Styles: comedy, dramedy, grump-with-a-heart-of-gold
Others: Nebraska, About Schmidt, American Splendor, Stripes

I don’t need to tell you that there are few actors as universally beloved as Bill Murray. His presence in a film isn’t a guaranteed mark of overall quality, but it’s at least a guarantee that you’ll get to watch Bill Murray. This is usually enough. Sure, there are plenty of opportunities these days to see Murray shine in films that would succeed without his help, but it’s almost more fascinating to watch him carry a film that would fall flat without him: while plenty of people call What About Bob? and Groundhog Day “classics,” how good would they really be without Murray? Even just hearing him voice a hideous CGI Garfield is somehow comforting (though that, of course, is one of the few movies even he couldn’t salvage).

St. Vincent wouldn’t be as bad as all that without Murray, but his scenery-chewing makes the film’s flaws substantially less glaring. Murray turns the defeated boomer/Vietnam vet Vincent McKenna, seemingly written as a slightly sweetened New York version of Hank Chinaski, into something more like the logical endpoint for the characters he used to play in Stripes, Meatballs, and the like. Those “lovable loser” types were charming and cute when Murray was in his twenties and thirties; in real life, though, they’d be destined to live out their twilight as Vincent does here, ravaged by age, alcoholism, and one too many losses.

Break character. Okay, straight up: St. Vincent made me cry. It wasn’t like I was totally bawling, but it wasn’t the proverbial single tear either. The same thing happened when I saw Nebraska.

Resume character. The plot and construction are trite, but reasonably effective: single mother Maggie and her smartass wussy kid Oliver (Melissa McCarthy and Jaden Lieberher, respectively) move in next door to hard-luck Vincent, and their relationship starts on a bad note. Through a series of incidents, Vincent ends up babysitting Oliver after school. As Oliver warms to the prickly Vincent, he is exposed to a seedy world of fighting, gambling, drinking, and “ladies of the night,” but also discovers a basic decency underneath Vincent’s crotchety exterior. The push/pull between Vincent-the-asshole and Vincent-the-hurt-good-guy lends the film much of its dramatic tension; the results are predictable.

Break character. With Nebraska, it was likely because it made me think about the inevitability of losing my dad; with St. Vincent, it is probably because I’ve already lost my grandpa, whose parallels with Murray’s character here (war veteran, alcoholic, grump with a scabbed-over heart of gold) are substantial. It’s a dirty cinematic trick to play the universal anxiety of losing parents/grandparents for sniffles, but that doesn’t mean it doesn’t work.

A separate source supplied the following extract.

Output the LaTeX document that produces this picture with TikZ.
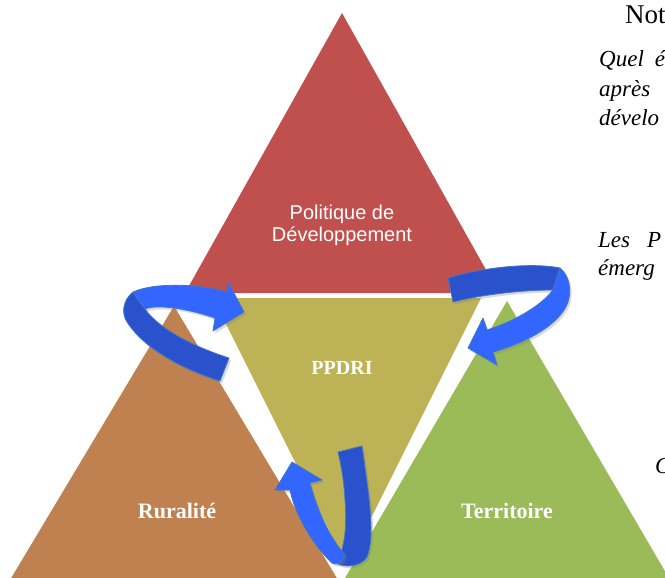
\documentclass[tikz,border=0pt]{standalone}
\usepackage{fontspec}
\setmainfont{Liberation Serif}
\newfontfamily\sansf{Liberation Sans}
\usetikzlibrary{shadows}
\definecolor{tred}{HTML}{C0504D}
\definecolor{tolive}{HTML}{BEB256}
\definecolor{tbrown}{HTML}{BF8150}
\definecolor{tgreen}{HTML}{9BBB59}
\definecolor{afront}{HTML}{3366FF}
\definecolor{aback}{HTML}{2A52CC}
\definecolor{aedge}{HTML}{4377C2}
\begin{document}
\begin{tikzpicture}[x=1pt,y=-1pt,
  ribbonfront/.style={fill=afront, draw=aedge, line width=0.8pt, line join=round},
  ribbonback/.style={fill=aback, draw=aedge, line width=0.8pt, line join=round},
  shade/.style={drop shadow={opacity=0.3, shadow xshift=2pt, shadow yshift=-2.5pt}},
  lab/.style={text=white, inner sep=0pt, anchor=base},
  prose/.style={anchor=base west, inner sep=0pt, font=\itshape\fontsize{23}{27}\selectfont}]
\useasboundingbox (0,0) rectangle (665,578);
\clip (0,0) rectangle (665,578);
% triangles
\fill[tred] (342,13) -- (499,293) -- (185,293) -- cycle;
\fill[tbrown] (174,306) -- (344,590) -- (4,590) -- cycle;
\fill[tgreen] (507,301) -- (676,590) -- (338,590) -- cycle;
\fill[tolive] (213,298) -- (481,298) -- (347,566) -- cycle;
% arrow 1 (left)
\filldraw[ribbonback, shade] (133,292) .. controls (123,300) and (121,313) .. (127,322)
  .. controls (145,350) and (185,370) .. (220,381) -- (229,358)
  .. controls (195,347) and (160,330) .. (145,309) -- cycle;
\filldraw[ribbonfront, shade] (133,292) .. controls (155,282) and (200,284) .. (227,292)
  -- (228,282) -- (244,312) -- (213,331) -- (215,318)
  .. controls (195,311) and (160,303) .. (145,309) -- cycle;
% arrow 2 (right)
\filldraw[ribbonback, shade] (448,278) .. controls (480,268) and (530,262) .. (560,268)
  -- (553,290) .. controls (520,290) and (480,295) .. (453,302) -- cycle;
\filldraw[ribbonfront, shade] (560,268) .. controls (569,275) and (572,290) .. (568,302)
  .. controls (560,325) and (525,343) .. (493,352) -- (497,365) -- (468,348) -- (483,318)
  -- (487,330) .. controls (512,322) and (540,307) .. (553,290) -- cycle;
% arrow 3 (bottom)
\filldraw[ribbonback, shade] (338,452) -- (362,446) .. controls (368,490) and (376,535) .. (367,557)
  .. controls (361,567) and (344,568) .. (336,563)
  .. controls (345,550) and (347,525) .. (345,500)
  .. controls (344,480) and (341,465) .. (338,452) -- cycle;
\filldraw[ribbonfront, shade] (290,490) -- (275,490) -- (292,462) -- (322,480) -- (310,483)
  .. controls (317,510) and (330,538) .. (345,555)
  .. controls (344,562) and (337,566) .. (332,563)
  .. controls (313,545) and (295,515) .. (290,490) -- cycle;
% labels
\node[lab, align=center, font=\sansf\fontsize{20}{22}\selectfont] (pol) at (342,241) {Politique de\\Développement};
\node[lab, font=\bfseries\fontsize{20}{22}\selectfont] (ppdri) at (342,374) {PPDRI};
\node[lab, font=\bfseries\fontsize{22}{24}\selectfont] (rur) at (177,518) {Ruralité};
\node[lab, font=\bfseries\fontsize{22}{24}\selectfont] (ter) at (507,518) {Territoire};
% side text
\node[anchor=base west, inner sep=0pt, font=\fontsize{27}{30}\selectfont] (not) at (625,24) {Not};
\node[prose] (l1) at (599,67) {Quel\hspace{11pt}é};
\node[prose] (l2) at (599,96) {après};
\node[prose] (l3) at (599,125) {dévelo};
\node[prose] (l4) at (598,247) {Les\hspace{17pt}P};
\node[prose] (l5) at (598,275) {émerg};
\node[prose] (l6) at (655,473) {C};
\end{tikzpicture}
\end{document}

Resume character. Is that really a problem, though? Most of Murray’s most beloved films are traditional three-act, happy ending affairs; it is the subtlety of his performance and his bittersweet/tragicomic gaze that make such movies worth watching, not their construction. St. Vincent is unlikely to go on many “Bill Murray Top Five” lists, but it’s still a chance to watch a master at work. I say get it where you can, while you can.

Break character. Yeah, St. Vincent isn’t actually very good, but it doesn’t matter. I mean, take off the rose-colored glasses, and It’s a Wonderful Life is treacle, too… a lot of “classics” are. St. Vincent is not destined for classic status, and it’s a damn sight from even being as good a film as Nebraska, but fuck it. Sometimes, you just want a movie to make you cry and miss your grandpa. If you have a problem with that, you’re the worst kind of callous asshole and are officially not invited to my birthday party.